You Don’t Need Every Rabbit Hole or to Find Kevin Bacon

There are times when the methodology of tracking all the friends, associates, and neighbors can be taken a bit too far. It’s always important to keep perspective in mind and to think about interactions with people in our own lives when researching those whose lifespan preceded our own.

The witness who appears on several deeds my ancestor signed? That’s someone I probably should research a little further to determine what (if any) the connection is to my ancestor. The lawyer who draws up his last will and testament or writes a few deeds for him? That’s someone whose background I should research, but I probably would not research the lawyer as closely as the repeating witness. Think about your own documents and records and how people from your life come to also appear in those records. Witnesses who appear on only one document your relative signs could have been witnesses of convenience, much like the assistant in a legal office who may have been the witness on your own will.
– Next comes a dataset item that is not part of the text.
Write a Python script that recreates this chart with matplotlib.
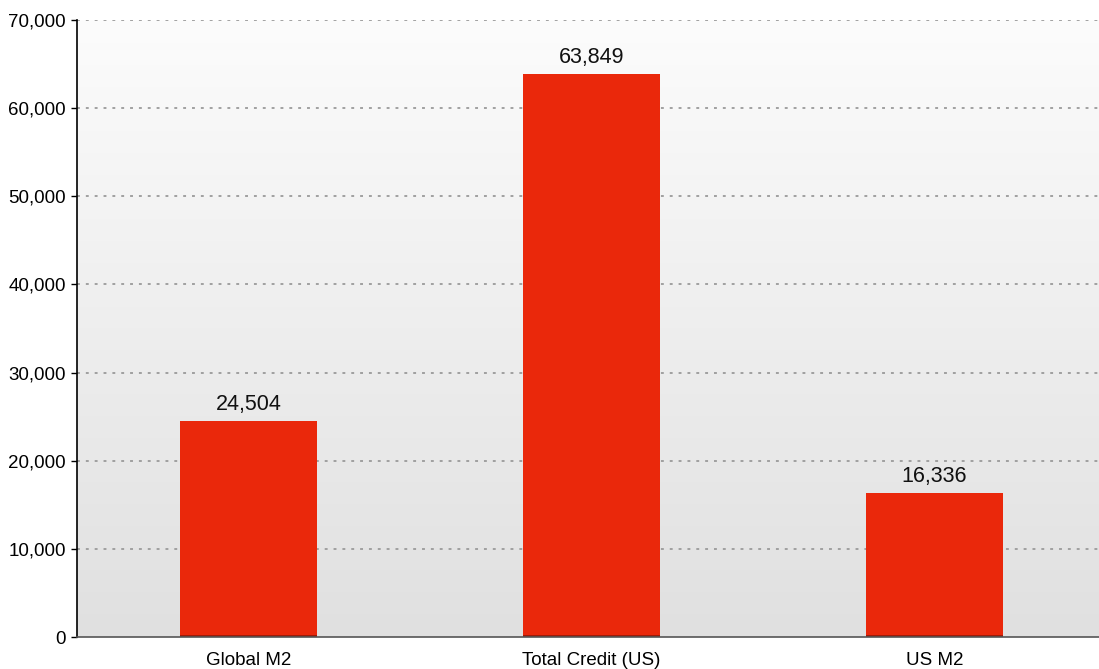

It’s probably not necessary for me to extensively research the 1900 landlord of the man who appears in my ancestor’s life once as a notary on a statement he makes when he naturalizes in 1935. It would make more sense to see where that notary worked and lived in the 1935 era–particularly if I do not know where the relative was living at that point in time.

Ask yourself, “what chance is there that information on this person gives me some good ‘background information’ to help me trace my relative?”

Remember genealogical research is not the same as “six degrees of separation” or the “six degrees of Kevin Bacon.”